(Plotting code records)
━━━━━━━━━━━━━━━━━━━━

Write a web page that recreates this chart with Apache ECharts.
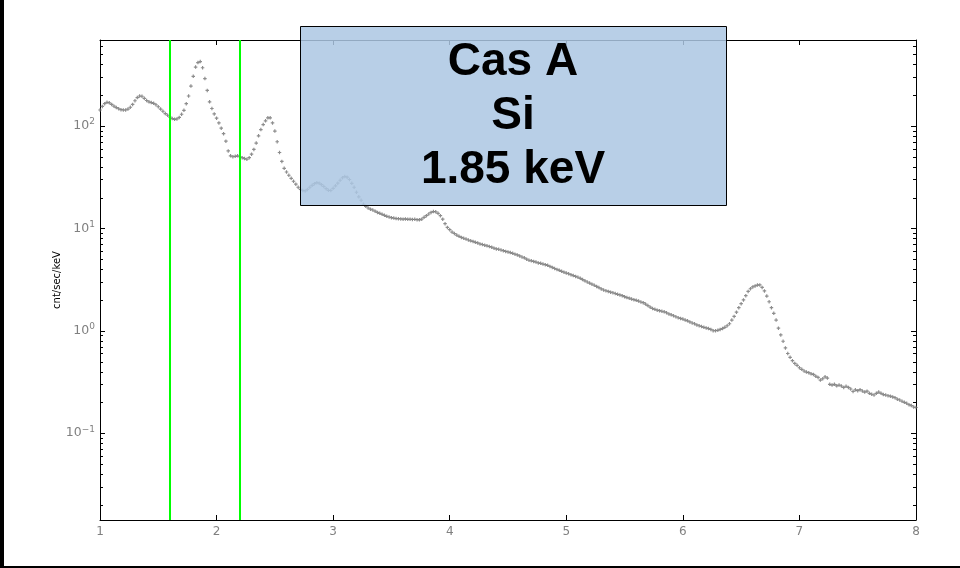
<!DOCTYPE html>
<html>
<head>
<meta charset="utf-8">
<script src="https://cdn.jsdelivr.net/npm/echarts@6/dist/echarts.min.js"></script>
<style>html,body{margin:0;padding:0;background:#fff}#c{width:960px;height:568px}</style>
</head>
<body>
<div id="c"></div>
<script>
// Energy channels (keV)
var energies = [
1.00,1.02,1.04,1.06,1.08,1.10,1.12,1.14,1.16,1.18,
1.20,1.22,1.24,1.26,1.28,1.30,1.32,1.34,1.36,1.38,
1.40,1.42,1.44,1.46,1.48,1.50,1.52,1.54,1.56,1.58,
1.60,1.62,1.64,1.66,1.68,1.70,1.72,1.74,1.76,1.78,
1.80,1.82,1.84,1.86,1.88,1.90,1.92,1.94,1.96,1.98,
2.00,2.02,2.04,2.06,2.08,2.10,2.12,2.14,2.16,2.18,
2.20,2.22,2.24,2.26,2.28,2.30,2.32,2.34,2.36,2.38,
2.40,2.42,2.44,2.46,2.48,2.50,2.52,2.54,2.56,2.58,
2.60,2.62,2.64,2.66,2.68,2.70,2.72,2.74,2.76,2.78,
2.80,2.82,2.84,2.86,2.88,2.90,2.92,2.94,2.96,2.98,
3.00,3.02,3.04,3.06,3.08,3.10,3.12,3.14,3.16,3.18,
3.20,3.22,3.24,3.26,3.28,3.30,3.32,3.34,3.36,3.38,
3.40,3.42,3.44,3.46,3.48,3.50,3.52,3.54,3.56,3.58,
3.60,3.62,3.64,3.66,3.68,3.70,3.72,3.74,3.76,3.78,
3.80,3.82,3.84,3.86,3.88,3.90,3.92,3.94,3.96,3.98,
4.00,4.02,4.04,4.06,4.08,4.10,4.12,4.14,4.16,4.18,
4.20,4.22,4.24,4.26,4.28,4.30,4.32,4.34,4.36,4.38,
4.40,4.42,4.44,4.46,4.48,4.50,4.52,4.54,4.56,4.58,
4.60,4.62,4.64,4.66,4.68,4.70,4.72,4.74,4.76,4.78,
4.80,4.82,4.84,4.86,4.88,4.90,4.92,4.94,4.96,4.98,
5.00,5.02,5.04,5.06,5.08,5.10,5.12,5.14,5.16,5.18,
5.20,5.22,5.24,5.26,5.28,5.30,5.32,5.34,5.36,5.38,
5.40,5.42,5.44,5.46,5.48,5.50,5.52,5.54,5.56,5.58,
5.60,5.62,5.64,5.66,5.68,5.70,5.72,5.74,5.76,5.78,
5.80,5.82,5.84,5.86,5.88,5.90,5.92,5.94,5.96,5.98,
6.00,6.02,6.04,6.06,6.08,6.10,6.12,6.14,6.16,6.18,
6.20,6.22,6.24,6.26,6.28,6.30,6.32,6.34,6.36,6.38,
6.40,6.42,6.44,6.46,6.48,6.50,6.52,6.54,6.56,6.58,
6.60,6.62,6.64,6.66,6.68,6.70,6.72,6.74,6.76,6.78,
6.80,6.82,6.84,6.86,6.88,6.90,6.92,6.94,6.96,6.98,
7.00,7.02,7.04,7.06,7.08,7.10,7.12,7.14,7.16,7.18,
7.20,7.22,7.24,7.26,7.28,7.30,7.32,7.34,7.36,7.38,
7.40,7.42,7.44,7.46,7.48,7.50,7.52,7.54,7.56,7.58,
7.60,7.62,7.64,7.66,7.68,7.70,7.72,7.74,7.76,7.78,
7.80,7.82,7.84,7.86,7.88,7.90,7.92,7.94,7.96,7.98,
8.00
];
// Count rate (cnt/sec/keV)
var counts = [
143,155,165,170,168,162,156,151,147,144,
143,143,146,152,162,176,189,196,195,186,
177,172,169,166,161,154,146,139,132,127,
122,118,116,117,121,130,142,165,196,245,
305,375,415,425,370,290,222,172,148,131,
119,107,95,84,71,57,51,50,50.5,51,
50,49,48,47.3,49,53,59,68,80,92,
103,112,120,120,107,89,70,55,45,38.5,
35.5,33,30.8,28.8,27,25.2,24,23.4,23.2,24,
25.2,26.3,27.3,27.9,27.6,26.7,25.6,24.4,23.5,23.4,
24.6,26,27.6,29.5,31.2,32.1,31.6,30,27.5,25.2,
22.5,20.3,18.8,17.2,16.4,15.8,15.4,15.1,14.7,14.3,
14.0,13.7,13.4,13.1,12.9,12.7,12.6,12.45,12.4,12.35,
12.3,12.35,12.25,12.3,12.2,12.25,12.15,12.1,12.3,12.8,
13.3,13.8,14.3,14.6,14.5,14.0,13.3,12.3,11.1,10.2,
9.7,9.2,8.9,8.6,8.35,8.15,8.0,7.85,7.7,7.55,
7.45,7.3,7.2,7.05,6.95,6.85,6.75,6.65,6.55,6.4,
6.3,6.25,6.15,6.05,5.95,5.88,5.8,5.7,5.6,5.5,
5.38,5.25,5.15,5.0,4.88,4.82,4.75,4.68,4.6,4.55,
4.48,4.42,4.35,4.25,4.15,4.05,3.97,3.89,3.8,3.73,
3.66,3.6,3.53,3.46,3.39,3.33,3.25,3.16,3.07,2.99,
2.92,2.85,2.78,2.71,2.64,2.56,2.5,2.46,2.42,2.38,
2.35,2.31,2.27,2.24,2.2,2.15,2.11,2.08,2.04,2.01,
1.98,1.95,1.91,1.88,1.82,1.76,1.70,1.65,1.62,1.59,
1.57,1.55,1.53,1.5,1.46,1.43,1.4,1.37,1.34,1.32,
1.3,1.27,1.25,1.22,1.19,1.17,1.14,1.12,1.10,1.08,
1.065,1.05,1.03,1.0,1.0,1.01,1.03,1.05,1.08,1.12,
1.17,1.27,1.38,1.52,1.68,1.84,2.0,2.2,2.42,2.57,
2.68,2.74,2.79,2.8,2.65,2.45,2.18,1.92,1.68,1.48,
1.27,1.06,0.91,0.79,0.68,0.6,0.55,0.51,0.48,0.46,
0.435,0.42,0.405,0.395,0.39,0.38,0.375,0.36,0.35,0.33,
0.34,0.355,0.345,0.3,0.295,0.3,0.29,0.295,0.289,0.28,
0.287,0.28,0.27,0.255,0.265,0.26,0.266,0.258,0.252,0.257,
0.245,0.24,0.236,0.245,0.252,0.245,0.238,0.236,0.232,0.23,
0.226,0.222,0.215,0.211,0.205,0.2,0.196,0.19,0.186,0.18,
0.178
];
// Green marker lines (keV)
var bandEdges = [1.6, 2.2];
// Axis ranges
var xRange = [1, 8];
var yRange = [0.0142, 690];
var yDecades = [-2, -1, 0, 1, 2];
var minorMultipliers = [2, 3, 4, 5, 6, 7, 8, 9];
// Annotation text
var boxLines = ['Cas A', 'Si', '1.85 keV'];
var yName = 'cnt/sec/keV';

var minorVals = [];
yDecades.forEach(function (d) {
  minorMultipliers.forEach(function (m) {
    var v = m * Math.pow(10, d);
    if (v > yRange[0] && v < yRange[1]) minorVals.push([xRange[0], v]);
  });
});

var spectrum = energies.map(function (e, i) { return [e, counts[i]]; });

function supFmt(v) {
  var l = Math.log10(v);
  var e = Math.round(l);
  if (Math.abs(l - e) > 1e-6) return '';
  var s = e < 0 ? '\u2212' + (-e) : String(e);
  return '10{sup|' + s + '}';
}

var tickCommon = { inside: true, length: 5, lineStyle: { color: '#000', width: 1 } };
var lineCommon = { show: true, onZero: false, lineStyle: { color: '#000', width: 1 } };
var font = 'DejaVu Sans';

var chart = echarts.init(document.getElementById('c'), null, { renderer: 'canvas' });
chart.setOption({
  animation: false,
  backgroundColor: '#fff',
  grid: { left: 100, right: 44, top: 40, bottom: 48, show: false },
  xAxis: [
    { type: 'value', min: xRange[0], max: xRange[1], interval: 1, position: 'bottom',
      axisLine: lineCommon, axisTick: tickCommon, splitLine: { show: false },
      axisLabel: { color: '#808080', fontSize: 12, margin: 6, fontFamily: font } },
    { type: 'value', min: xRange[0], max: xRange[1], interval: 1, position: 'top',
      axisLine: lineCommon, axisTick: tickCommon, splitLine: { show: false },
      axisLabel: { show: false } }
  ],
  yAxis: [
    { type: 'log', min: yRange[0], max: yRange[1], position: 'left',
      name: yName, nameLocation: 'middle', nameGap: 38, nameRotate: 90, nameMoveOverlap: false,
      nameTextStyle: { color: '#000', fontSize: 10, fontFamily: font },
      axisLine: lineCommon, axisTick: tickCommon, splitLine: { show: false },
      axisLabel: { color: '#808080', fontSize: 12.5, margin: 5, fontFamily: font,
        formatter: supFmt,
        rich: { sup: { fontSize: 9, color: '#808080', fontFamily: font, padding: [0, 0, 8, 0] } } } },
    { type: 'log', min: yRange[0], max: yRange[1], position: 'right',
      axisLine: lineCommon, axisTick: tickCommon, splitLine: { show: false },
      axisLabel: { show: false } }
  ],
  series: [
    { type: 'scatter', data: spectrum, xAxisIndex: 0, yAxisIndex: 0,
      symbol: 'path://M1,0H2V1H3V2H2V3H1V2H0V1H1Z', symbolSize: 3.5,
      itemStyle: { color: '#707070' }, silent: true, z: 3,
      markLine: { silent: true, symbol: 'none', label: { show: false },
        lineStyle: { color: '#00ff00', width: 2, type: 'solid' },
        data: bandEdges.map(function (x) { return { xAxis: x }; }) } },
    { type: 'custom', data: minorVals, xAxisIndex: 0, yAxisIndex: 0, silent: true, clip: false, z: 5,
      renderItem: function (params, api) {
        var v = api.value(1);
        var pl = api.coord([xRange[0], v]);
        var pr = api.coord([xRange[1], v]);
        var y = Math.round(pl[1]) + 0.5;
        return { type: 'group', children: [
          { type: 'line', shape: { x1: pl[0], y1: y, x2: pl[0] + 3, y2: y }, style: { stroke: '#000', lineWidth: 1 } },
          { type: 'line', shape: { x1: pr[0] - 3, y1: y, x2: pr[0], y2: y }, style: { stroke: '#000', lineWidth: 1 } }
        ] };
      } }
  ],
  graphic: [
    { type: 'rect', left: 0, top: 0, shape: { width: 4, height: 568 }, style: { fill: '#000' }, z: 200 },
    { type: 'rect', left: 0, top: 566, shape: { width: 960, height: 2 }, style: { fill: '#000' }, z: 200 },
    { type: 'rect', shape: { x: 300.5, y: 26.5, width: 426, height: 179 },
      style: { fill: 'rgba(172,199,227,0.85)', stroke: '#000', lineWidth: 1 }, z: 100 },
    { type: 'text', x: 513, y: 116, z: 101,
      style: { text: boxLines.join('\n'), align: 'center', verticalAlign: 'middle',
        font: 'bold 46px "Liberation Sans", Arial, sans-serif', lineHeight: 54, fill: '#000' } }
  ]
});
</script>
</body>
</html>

━━━━━━━━━━━━━━━━━━━━

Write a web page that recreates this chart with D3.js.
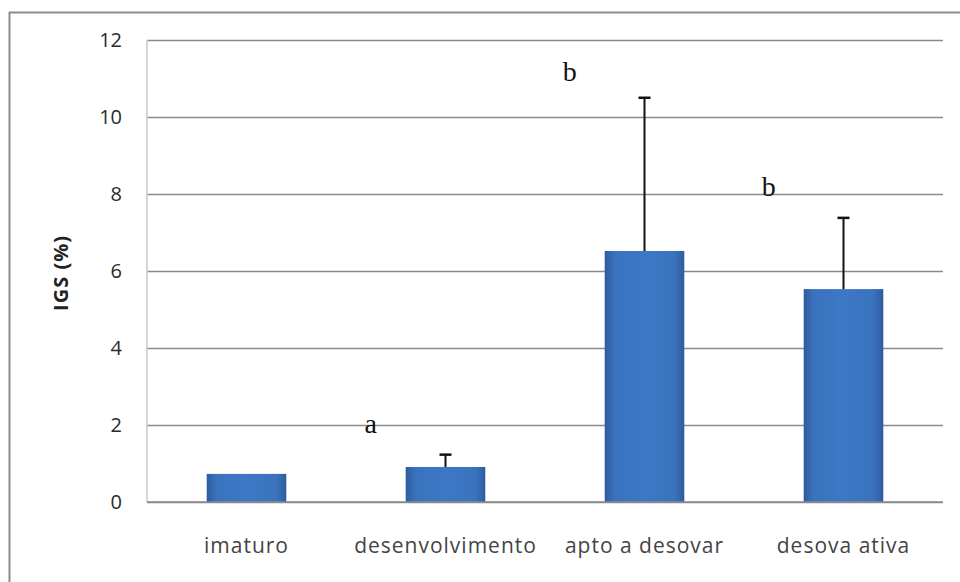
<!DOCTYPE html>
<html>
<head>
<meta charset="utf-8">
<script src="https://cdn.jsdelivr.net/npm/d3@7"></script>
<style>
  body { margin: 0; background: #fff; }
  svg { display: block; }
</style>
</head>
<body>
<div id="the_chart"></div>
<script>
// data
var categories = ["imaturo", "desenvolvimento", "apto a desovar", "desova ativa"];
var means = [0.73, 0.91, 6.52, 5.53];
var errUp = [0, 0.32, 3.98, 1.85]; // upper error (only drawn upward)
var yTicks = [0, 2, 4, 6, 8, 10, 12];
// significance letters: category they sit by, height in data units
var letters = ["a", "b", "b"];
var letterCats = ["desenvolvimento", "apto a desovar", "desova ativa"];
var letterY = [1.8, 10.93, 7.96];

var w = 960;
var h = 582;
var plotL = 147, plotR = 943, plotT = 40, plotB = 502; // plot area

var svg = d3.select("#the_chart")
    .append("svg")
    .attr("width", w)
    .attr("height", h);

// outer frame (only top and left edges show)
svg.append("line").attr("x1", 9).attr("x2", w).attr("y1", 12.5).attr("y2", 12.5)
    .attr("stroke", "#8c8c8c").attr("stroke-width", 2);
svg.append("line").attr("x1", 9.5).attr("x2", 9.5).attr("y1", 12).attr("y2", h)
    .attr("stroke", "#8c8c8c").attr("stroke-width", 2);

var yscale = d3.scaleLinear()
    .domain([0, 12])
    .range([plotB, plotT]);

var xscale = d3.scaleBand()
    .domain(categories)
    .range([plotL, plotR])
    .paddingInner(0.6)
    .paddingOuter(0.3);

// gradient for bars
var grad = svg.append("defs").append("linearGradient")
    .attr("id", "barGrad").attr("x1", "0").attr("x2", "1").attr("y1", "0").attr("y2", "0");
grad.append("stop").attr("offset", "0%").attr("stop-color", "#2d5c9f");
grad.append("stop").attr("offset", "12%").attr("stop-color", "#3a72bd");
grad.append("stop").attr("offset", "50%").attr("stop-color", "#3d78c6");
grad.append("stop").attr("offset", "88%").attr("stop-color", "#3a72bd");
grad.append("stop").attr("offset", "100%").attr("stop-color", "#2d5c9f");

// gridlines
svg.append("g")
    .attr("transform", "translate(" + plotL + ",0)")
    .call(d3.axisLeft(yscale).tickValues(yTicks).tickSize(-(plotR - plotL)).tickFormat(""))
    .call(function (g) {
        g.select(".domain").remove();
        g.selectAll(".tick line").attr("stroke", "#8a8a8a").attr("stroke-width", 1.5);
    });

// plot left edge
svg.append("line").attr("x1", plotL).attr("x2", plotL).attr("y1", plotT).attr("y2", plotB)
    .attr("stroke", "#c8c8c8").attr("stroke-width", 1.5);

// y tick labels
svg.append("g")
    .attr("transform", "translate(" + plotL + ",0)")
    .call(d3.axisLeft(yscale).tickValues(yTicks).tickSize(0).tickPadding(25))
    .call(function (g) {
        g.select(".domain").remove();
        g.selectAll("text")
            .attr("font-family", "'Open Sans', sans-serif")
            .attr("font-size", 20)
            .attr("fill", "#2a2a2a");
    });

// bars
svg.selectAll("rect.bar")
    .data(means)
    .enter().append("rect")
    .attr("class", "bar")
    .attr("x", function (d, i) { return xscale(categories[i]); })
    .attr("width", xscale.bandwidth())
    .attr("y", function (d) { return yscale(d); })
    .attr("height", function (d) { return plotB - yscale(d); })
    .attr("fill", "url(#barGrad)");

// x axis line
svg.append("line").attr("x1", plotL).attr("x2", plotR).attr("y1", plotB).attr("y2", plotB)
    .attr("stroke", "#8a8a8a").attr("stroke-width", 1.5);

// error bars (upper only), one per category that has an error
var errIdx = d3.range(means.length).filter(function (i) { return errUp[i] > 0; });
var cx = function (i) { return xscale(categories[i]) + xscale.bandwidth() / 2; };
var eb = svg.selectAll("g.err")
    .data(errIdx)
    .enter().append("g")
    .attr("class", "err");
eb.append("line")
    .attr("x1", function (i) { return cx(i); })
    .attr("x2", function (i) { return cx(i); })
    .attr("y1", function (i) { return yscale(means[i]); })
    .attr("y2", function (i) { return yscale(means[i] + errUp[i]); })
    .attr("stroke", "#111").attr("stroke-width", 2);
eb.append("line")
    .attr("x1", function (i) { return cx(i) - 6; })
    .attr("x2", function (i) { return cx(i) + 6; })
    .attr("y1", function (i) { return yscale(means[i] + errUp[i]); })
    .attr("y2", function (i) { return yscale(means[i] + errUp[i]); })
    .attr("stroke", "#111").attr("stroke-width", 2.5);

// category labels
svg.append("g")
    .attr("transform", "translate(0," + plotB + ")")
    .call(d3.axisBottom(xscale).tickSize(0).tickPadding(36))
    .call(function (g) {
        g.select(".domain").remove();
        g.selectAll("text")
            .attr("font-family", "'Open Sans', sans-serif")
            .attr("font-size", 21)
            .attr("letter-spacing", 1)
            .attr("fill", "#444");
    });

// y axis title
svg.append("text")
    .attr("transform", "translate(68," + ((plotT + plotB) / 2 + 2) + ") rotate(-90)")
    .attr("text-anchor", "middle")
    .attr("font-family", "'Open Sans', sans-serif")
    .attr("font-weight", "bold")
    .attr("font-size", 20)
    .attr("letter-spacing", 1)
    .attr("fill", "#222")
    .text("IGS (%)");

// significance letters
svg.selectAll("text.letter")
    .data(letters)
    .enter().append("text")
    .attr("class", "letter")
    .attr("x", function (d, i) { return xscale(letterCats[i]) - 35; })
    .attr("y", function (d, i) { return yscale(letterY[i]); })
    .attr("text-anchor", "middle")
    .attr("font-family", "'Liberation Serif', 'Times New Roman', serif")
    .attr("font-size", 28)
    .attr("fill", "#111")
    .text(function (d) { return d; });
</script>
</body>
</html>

━━━━━━━━━━━━━━━━━━━━

[WHAT IS ASKED]
Your task is to gather every line with the word "this" and copy it.

[CORRECT OUTPUT]
Write a web page that recreates this chart with Apache ECharts.
Write a web page that recreates this chart with D3.js.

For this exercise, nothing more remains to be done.